Michigan Engineering News

Generic brand polygon design

U-M mentorship to NASA leadership

Two former Michigan Engineering professors, Lennard Fisk and Thomas Zurbuchen, discuss their career paths and the mentors who fostered them.

Current NASA Administrator and former U-M professor of climate and space sciences and engineering Thomas Zurbuchen came back to campus in the spring of 2022 to visit with his mentor Lennard Fisk, also a former NASA Administrator, as Fisk prepared to retire from Michigan Engineering. During their visit, we asked them a few questions about their career paths and the importance of mentorship.

What was your earliest step toward NASA and space research?

Len Fisk and Thomas Zurbuchen prepare for an conversation for StoryCorps.
Len Fisk (L) and Thomas Zurbuchen (R). Photo: Brenda Ahearn/University of Michigan, College of Engineering, Communications and Marketing

Fisk: I’m what we call a Sputnik. I was 14 when Sputnik went up and as a result, that changed all of our career paths at that time because the space program was such a dominant thing. And so I’ve been involved in the space program ever since I went to graduate school.

Zurbuchen: I remember a little NASA book under the Christmas tree when I was 8 years old. It’s still in my office at NASA now. It’s actually not that great a book, but it was about Voyager and Apollo. I had missed Apollo because I was born in 1968, too young to have seen or appreciated the moon landing. But for me it was all about science.

The two of you met, by chance, in a coffee shop?

Fisk: It was 1994, I had only been at U-M a year and was building my research group.

Zurbuchen: You were sitting there with Dr. Guice, who was a major scientist and a mentor of mine. The two of you were talking science, and I had never heard people talking about it the way you two did. I sat there and listened, probably for about half an hour, without saying a word. Then you turned to me and asked “What do you think about all this?” After one day, we \ went to lunch, and you said “You should consider coming to work for me.”

What makes a good mentor?

Zurbuchen: When I started, I was not educated that well in the area we were working on. I was well-read, having maybe spent more time in the library than I should. But I couldn’t turn it into science activity because the environment wasn’t set up to support me since I wasn’t up to speed. That’s when Len’s mentorship kicked in. In the evening hours, you would hold these classes \ just for me. So the first part of mentorship is support. It’s not advice, but support—adding value to the other person’s life.

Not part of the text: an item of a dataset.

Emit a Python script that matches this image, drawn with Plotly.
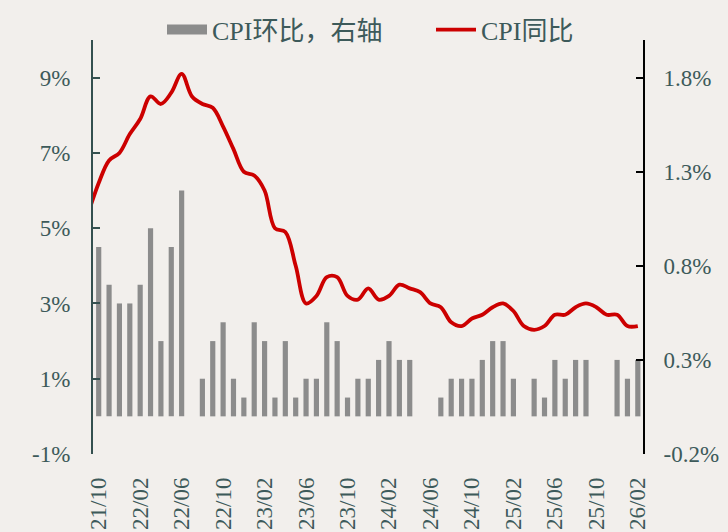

Fisk: I’d like to think that’s part of my personality, yet it’s also self-serving. I wanted you to be successful because that made the group successful. I also wanted you to be independent. We all know faculty members who have to be the boss, and the people who work for them are supposed to just work for them. But I wanted people to be able to rise.

Zurbuchen: That really requires a mentor who is not insecure. If you’re worried that your mentees are going to be pushing you, that’s a real limitation. So in addition to support, it’s about equipping people, giving them the right tool set to achieve.